Henrique de Castro left Yahoo with a $58 million severance package, according to a U.S. Securities and Exchange Commission filing that was made public this week. CNN Money said de Castro’s golden parachute is one of the biggest ever given to an executive who was fired, and especially notable considering de Castro was only with Yahoo for about 15 months.

De Castro was ousted from Yahoo in January. According to Bloomberg Businessweek:

Yahoo’s dissatisfaction with de Castro can be seen in how it paid him in the year before it let him go. The company breaks down its cash compensation for top executives into two buckets: salary and bonus. De Castro made $600,000 in salary last year, with a bonus target of $540,000. Given the company’s anemic performance, no one got a full amount bonus. The other three top executives got somewhere between 83 percent and 92 percent of their targets in 2013. … De Castro didn’t receive a bonus at all.

If there is such a thing as being fired at the perfect time, de Castro nailed it. Businessweek said that although Yahoo missed targets on revenue, profit and free cash flow during de Castro’s short stint, Yahoo’s stock skyrocketed from $15.68 to $40.34, as a result of the company’s 24 percent stake in Alibaba, the Chinese e-commerce giant.

The result? De Castro’s severance package, which was valued at $17 million in October 2012, more than tripled. He was also fired at the same time Yahoo’s stock hit its highest level in the past decade.

De Castro’s golden parachute was huge partially because Yahoo had to “pay up to recruit him from Google,” The Washington Post said.
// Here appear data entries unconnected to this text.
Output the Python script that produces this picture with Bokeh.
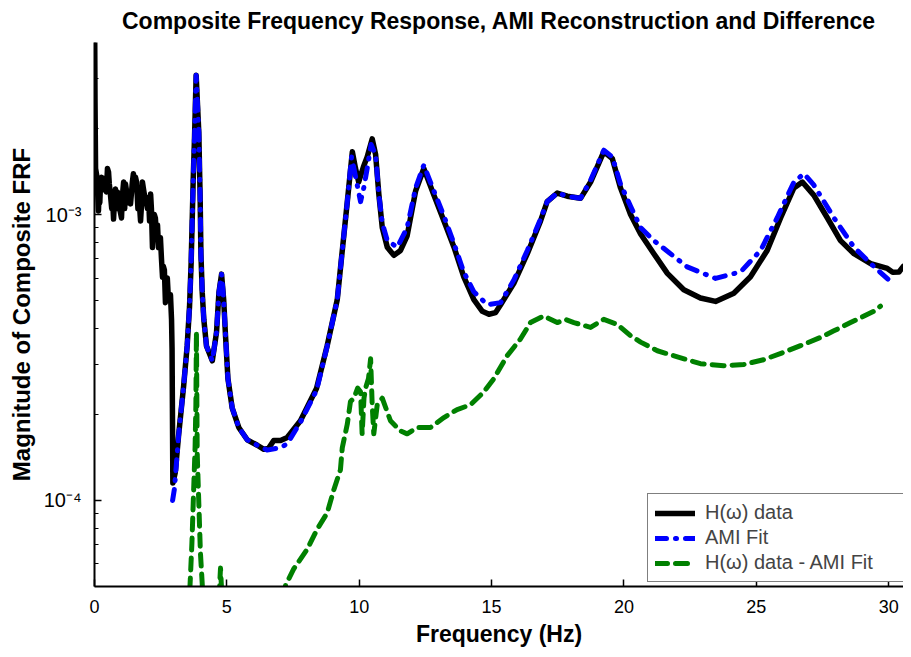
from bokeh.plotting import figure
from bokeh.models import Range1d, Legend, LegendItem, FixedTicker
from bokeh.embed import file_html
from bokeh.resources import INLINE

TITLE = "Composite Frequency Response, AMI Reconstruction and Difference"
X_LABEL = "Frequency (Hz)"
Y_LABEL = "Magnitude of Composite FRF"

x_ticks = [0, 5, 10, 15, 20, 25, 30]
y_tick_values = [1e-4, 1e-3]
y_tick_labels = ["10\u207b\u2074", "10\u207b\u00b3"]
y_minor_ticks = [6e-5, 7e-5, 8e-5, 9e-5,
                 2e-4, 3e-4, 4e-4, 5e-4, 6e-4, 7e-4, 8e-4, 9e-4,
                 2e-3, 3e-3]

# H(omega) data
black_f = [0.00, 0.02, 0.04, 0.08, 0.11, 0.15, 0.17, 0.20, 0.23, 0.27, 0.30, 0.34, 0.40, 0.45,
           0.49, 0.53, 0.56, 0.60, 0.65, 0.68, 0.72, 0.75, 0.79, 0.84, 0.87, 0.91, 0.95, 1.02,
           1.05, 1.10, 1.14, 1.17, 1.21, 1.25, 1.30, 1.36, 1.40, 1.43, 1.47, 1.52, 1.55, 1.59,
           1.64, 1.68, 1.74, 1.78, 1.81, 1.85, 1.90, 1.96, 2.00, 2.04, 2.08, 2.12, 2.15, 2.19,
           2.23, 2.26, 2.30, 2.34, 2.38, 2.42, 2.45, 2.49, 2.53, 2.57, 2.60, 2.64, 2.68, 2.72,
           2.75, 2.79, 2.83, 2.87, 2.91, 2.93, 2.96, 3.05, 3.18, 3.37, 3.50, 3.59, 3.65, 3.69,
           3.73, 3.78, 3.84, 3.94, 3.99, 4.02, 4.07, 4.13, 4.23, 4.45, 4.61, 4.70, 4.80, 4.88,
           4.95, 5.04, 5.20, 5.45, 5.77, 6.15, 6.40, 6.57, 6.77, 7.03, 7.28, 7.78, 8.39, 8.79,
           9.17, 9.36, 9.55, 9.74, 9.86, 9.98, 10.16, 10.30, 10.49, 10.62, 10.74, 10.87, 11.06,
           11.31, 11.56, 11.81, 12.13, 12.44, 12.82, 13.20, 13.58, 13.95, 14.33, 14.65, 14.90,
           15.15, 15.34, 15.84, 16.35, 16.85, 17.10, 17.48, 17.86, 18.36, 18.74, 19.24, 19.56,
           19.87, 20.25, 20.63, 21.13, 21.64, 22.26, 22.89, 23.46, 24.15, 24.78, 25.41, 25.92,
           26.42, 26.74, 27.17, 27.68, 28.18, 28.69, 29.32, 29.95, 30.15, 30.39, 30.56, 30.83]
black_mag = [6.0e-3, 2.46e-3, 1.45e-3, 1.38e-3, 1.25e-3, 1.03e-3, 1.20e-3, 1.10e-3, 1.30e-3,
             1.35e-3, 1.22e-3, 1.34e-3, 1.30e-3, 1.20e-3, 1.45e-3, 1.41e-3, 1.28e-3, 1.18e-3,
             1.05e-3, 1.15e-3, 9.65e-4, 1.10e-3, 1.23e-3, 1.05e-3, 1.20e-3, 1.14e-3, 1.05e-3,
             9.73e-4, 1.15e-3, 1.30e-3, 1.05e-3, 1.28e-3, 1.21e-3, 1.10e-3, 1.18e-3, 1.09e-3,
             1.20e-3, 1.30e-3, 1.39e-3, 1.25e-3, 1.35e-3, 1.30e-3, 1.05e-3, 1.15e-3, 9.50e-4,
             1.10e-3, 1.30e-3, 1.23e-3, 1.15e-3, 1.11e-3, 1.05e-3, 1.15e-3, 9.5e-4, 1.18e-3,
             1.05e-3, 7.67e-4, 9.0e-4, 1.0e-3, 9.73e-4, 8.5e-4, 9.2e-4, 7.67e-4, 8.0e-4, 8.31e-4,
             7.0e-4, 6.04e-4, 6.6e-4, 6.40e-4, 4.92e-4, 5.5e-4, 6.0e-4, 5.12e-4, 5.0e-4, 5.24e-4,
             4.30e-4, 3.39e-4, 1.15e-4, 1.25e-4, 1.70e-4, 2.53e-4, 3.47e-4, 4.77e-4, 6.76e-4,
             9.50e-4, 1.34e-3, 1.89e-3, 3.07e-3, 1.94e-3, 1.16e-3, 7.31e-4, 5.33e-4, 4.30e-4,
             3.47e-4, 3.08e-4, 3.88e-4, 5.33e-4, 6.19e-4, 5.04e-4, 3.76e-4, 2.67e-4, 2.11e-4,
             1.80e-4, 1.63e-4, 1.56e-4, 1.51e-4, 1.52e-4, 1.62e-4, 1.62e-4, 1.66e-4, 1.90e-4,
             2.47e-4, 3.48e-4, 5.04e-4, 7.49e-4, 1.11e-3, 1.66e-3, 1.45e-3, 1.30e-3, 1.47e-3,
             1.59e-3, 1.84e-3, 1.62e-3, 1.18e-3, 9.01e-4, 7.69e-4, 7.20e-4, 7.49e-4, 8.43e-4,
             1.21e-3, 1.45e-3, 1.17e-3, 9.50e-4, 7.69e-4, 6.06e-4, 5.04e-4, 4.59e-4, 4.48e-4,
             4.54e-4, 4.84e-4, 5.75e-4, 7.30e-4, 9.50e-4, 1.11e-3, 1.19e-3, 1.16e-3, 1.14e-3,
             1.30e-3, 1.66e-3, 1.57e-3, 1.24e-3, 1.00e-3, 8.55e-4, 7.30e-4, 6.23e-4, 5.46e-4,
             5.11e-4, 4.97e-4, 5.31e-4, 6.06e-4, 7.49e-4, 9.75e-4, 1.24e-3, 1.30e-3, 1.17e-3,
             9.75e-4, 8.11e-4, 7.30e-4, 6.74e-4, 6.48e-4, 6.29e-4, 6.30e-4, 6.60e-4, 6.48e-4]

# AMI Fit
blue_f = [2.95, 3.02, 3.18, 3.37, 3.50, 3.59, 3.65, 3.69, 3.73, 3.78, 3.84, 3.94, 3.99, 4.02,
          4.07, 4.13, 4.23, 4.45, 4.61, 4.70, 4.80, 4.88, 4.95, 5.04, 5.20, 5.45, 5.77, 6.15,
          6.52, 7.03, 7.28, 7.78, 8.39, 8.79, 9.17, 9.36, 9.55, 9.71, 9.86, 10.05, 10.18, 10.30,
          10.45, 10.62, 10.74, 10.87, 11.06, 11.44, 11.81, 12.13, 12.44, 12.82, 13.20, 13.58,
          13.95, 14.33, 14.84, 15.34, 15.84, 16.35, 16.85, 17.10, 17.48, 17.86, 18.36, 18.74,
          19.24, 19.56, 19.87, 20.25, 20.63, 21.13, 22.39, 23.46, 24.41, 25.16, 25.79, 26.42,
          26.80, 27.17, 27.93, 28.69, 29.32, 30.01]
blue_mag = [1.00e-4, 1.10e-4, 1.70e-4, 2.53e-4, 3.47e-4, 4.77e-4, 6.76e-4, 9.50e-4, 1.34e-3,
            1.89e-3, 3.07e-3, 1.94e-3, 1.16e-3, 7.31e-4, 5.33e-4, 4.30e-4, 3.47e-4, 3.08e-4,
            3.88e-4, 5.33e-4, 6.19e-4, 5.04e-4, 3.76e-4, 2.67e-4, 2.11e-4, 1.80e-4, 1.63e-4,
            1.56e-4, 1.50e-4, 1.53e-4, 1.58e-4, 1.88e-4, 2.43e-4, 3.47e-4, 5.04e-4, 7.49e-4,
            1.11e-3, 1.59e-3, 1.36e-3, 1.11e-3, 1.25e-3, 1.45e-3, 1.76e-3, 1.62e-3, 1.18e-3,
            9.35e-4, 8.11e-4, 7.69e-4, 9.01e-4, 1.24e-3, 1.49e-3, 1.21e-3, 9.88e-4, 7.92e-4,
            6.29e-4, 5.37e-4, 4.84e-4, 4.92e-4, 5.90e-4, 7.49e-4, 9.65e-4, 1.11e-3, 1.19e-3,
            1.16e-3, 1.14e-3, 1.32e-3, 1.68e-3, 1.59e-3, 1.28e-3, 1.07e-3, 9.0e-4, 8.11e-4,
            6.56e-4, 5.98e-4, 6.31e-4, 7.49e-4, 9.75e-4, 1.30e-3, 1.39e-3, 1.27e-3, 9.75e-4,
            7.69e-4, 6.74e-4, 5.90e-4]

# H(omega) data - AMI Fit
green_f = [3.50, 3.56, 3.68, 3.75, 3.80, 3.83, 3.85, 3.88, 3.94, 4.00, 4.07, 4.15, 4.60, 4.70,
           4.76, 4.82, 4.90, 7.00, 7.14, 7.22, 7.53, 8.04, 8.41, 8.79, 9.04, 9.29, 9.36, 9.55,
           9.67, 9.80, 9.94, 10.05, 10.11, 10.18, 10.24, 10.35, 10.43, 10.49, 10.55, 10.68,
           10.87, 11.18, 11.56, 11.81, 12.19, 12.69, 13.20, 13.70, 14.20, 14.71, 15.09, 15.59,
           16.09, 16.47, 16.97, 17.48, 17.79, 18.11, 18.74, 19.24, 19.75, 20.25, 20.63, 21.26,
           22.02, 22.89, 23.77, 24.53, 25.29, 26.04, 26.67, 27.43, 27.93, 28.56, 29.44, 29.69]
green_mag = [3.0e-5, 4.0e-5, 7.1e-5, 1.12e-4, 1.54e-4, 2.16e-4, 3.88e-4, 1.46e-4, 9.8e-5,
             6.6e-5, 5.1e-5, 3.0e-5, 3.0e-5, 4.5e-5, 5.8e-5, 4.5e-5, 3.0e-5, 3.0e-5, 4.5e-5,
             5.06e-5, 5.77e-5, 6.76e-5, 7.93e-5, 9.04e-5, 1.09e-4, 1.28e-4, 1.53e-4, 1.85e-4,
             2.22e-4, 2.28e-4, 2.47e-4, 2.40e-4, 1.71e-4, 2.28e-4, 2.47e-4, 2.67e-4, 3.13e-4,
             2.16e-4, 1.71e-4, 2.16e-4, 2.28e-4, 1.90e-4, 1.75e-4, 1.71e-4, 1.80e-4, 1.80e-4,
             1.95e-4, 2.08e-4, 2.16e-4, 2.40e-4, 2.67e-4, 3.21e-4, 3.67e-4, 4.19e-4, 4.42e-4,
             4.19e-4, 4.30e-4, 4.19e-4, 4.03e-4, 4.30e-4, 4.13e-4, 3.77e-4, 3.58e-4, 3.34e-4,
             3.18e-4, 3.01e-4, 2.96e-4, 2.99e-4, 3.11e-4, 3.30e-4, 3.48e-4, 3.72e-4, 3.92e-4,
             4.19e-4, 4.59e-4, 4.78e-4]

legend_labels = ["H(\u03c9) data", "AMI Fit", "H(\u03c9) data - AMI Fit"]

FONT = "Liberation Sans"

p = figure(width=903, height=649,
           x_range=Range1d(0, 30.56), y_range=Range1d(5e-5, 4e-3),
           y_axis_type="log", output_backend="svg", toolbar_location=None,
           min_border_left=94, min_border_right=0, min_border_top=40, min_border_bottom=57,
           title=TITLE)
p.outline_line_color = None
p.grid.visible = False

p.title.text_font = FONT
p.title.text_font_style = "bold"
p.title.text_font_size = "23px"
p.title.text_color = "black"
p.title.align = "center"
p.title.vertical_align = "top"
p.title.standoff = 14

r_black = p.line(black_f, black_mag, line_color="black", line_width=5.5,
                 line_join="round", line_cap="round")
r_blue = p.line(blue_f, blue_mag, line_color="#0000FF", line_width=5,
                line_dash="11 9 1 9", line_cap="round", line_join="round")
r_green = p.line(green_f, green_mag, line_color="#008000", line_width=5,
                 line_dash="12 8", line_cap="round", line_join="round")

xa = p.xaxis[0]
ya = p.yaxis[0]
xa.ticker = FixedTicker(ticks=x_ticks)
ya.ticker = FixedTicker(ticks=y_tick_values, minor_ticks=y_minor_ticks)
ya.major_label_overrides = dict(zip(y_tick_values, y_tick_labels))
for ax in (xa, ya):
    ax.axis_line_width = 2
    ax.axis_line_color = "black"
    ax.major_tick_in = 7
    ax.major_tick_out = 0
    ax.major_tick_line_width = 1.5
    ax.major_tick_line_color = "black"
    ax.major_label_text_font = FONT
    ax.major_label_text_font_size = "18px"
    ax.major_label_text_color = "black"
    ax.axis_label_text_font = FONT
    ax.axis_label_text_font_style = "bold"
    ax.axis_label_text_color = "black"
xa.axis_label_text_font_size = "23px"
ya.axis_label_text_font_size = "24px"
ya.major_label_text_font_size = "20px"
xa.minor_tick_line_color = None
ya.minor_tick_in = 4
ya.minor_tick_out = 0
ya.minor_tick_line_color = "black"
ya.minor_tick_line_width = 1
xa.axis_label = X_LABEL
ya.axis_label = Y_LABEL
xa.major_label_standoff = 13
ya.major_label_standoff = 13
xa.axis_label_standoff = 5
ya.axis_label_standoff = 6

legend = Legend(items=[LegendItem(label=legend_labels[0], renderers=[r_black]),
                       LegendItem(label=legend_labels[1], renderers=[r_blue]),
                       LegendItem(label=legend_labels[2], renderers=[r_green])],
                location=(553, 4), margin=0, padding=7, spacing=2,
                glyph_width=40, glyph_height=20, label_height=20, label_width=192,
                label_standoff=10, border_line_color="black", border_line_width=1.5,
                background_fill_color="white", background_fill_alpha=1.0,
                label_text_font=FONT, label_text_font_size="20px")
p.add_layout(legend)

open("out.html", "w").write(file_html(p, INLINE))
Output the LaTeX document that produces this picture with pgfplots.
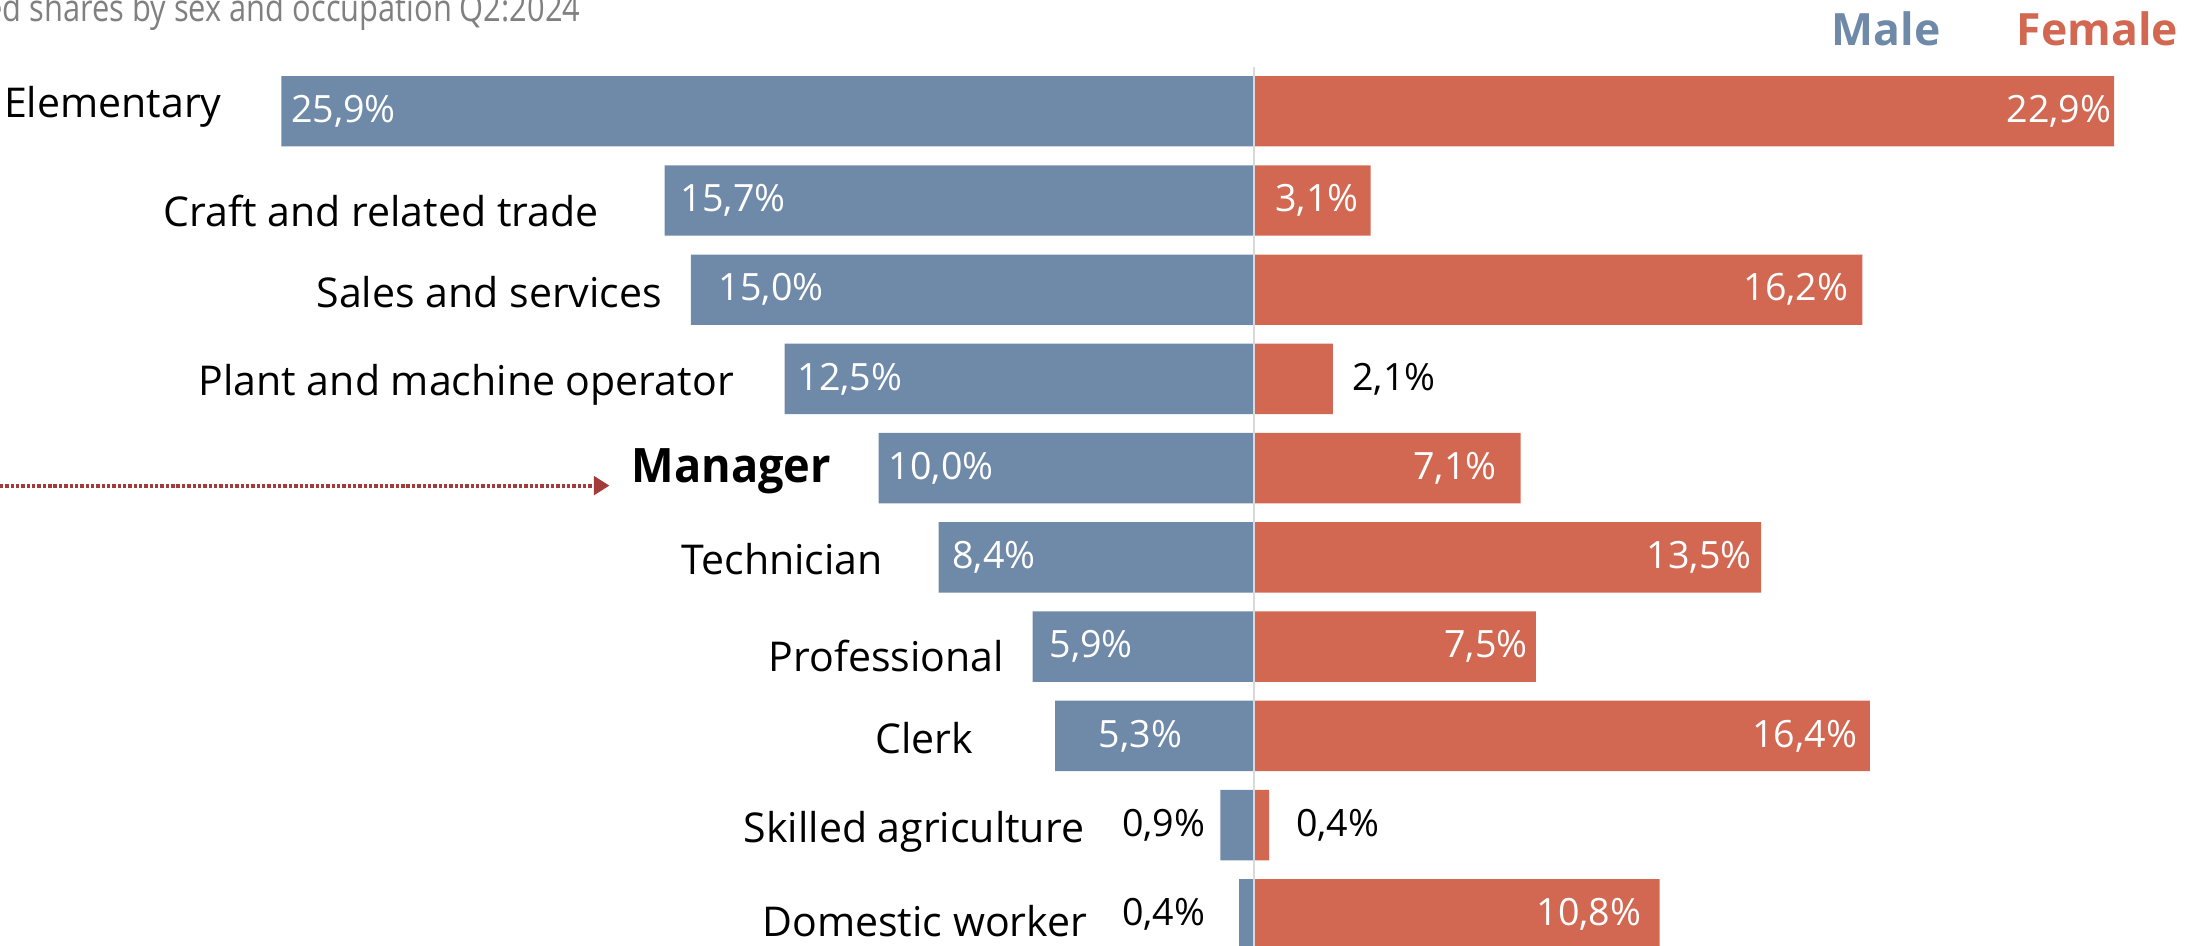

A little more than $31 million of the $58 million package was in the form of what the company called “make-whole” restricted stock units. The proxy explains that these were needed to “buy out compensation value that the executives forfeited upon leaving their prior employers.”

It must be nice to be a corporate executive. Even if your performance is deemed lousy, you can still make off with millions of dollars.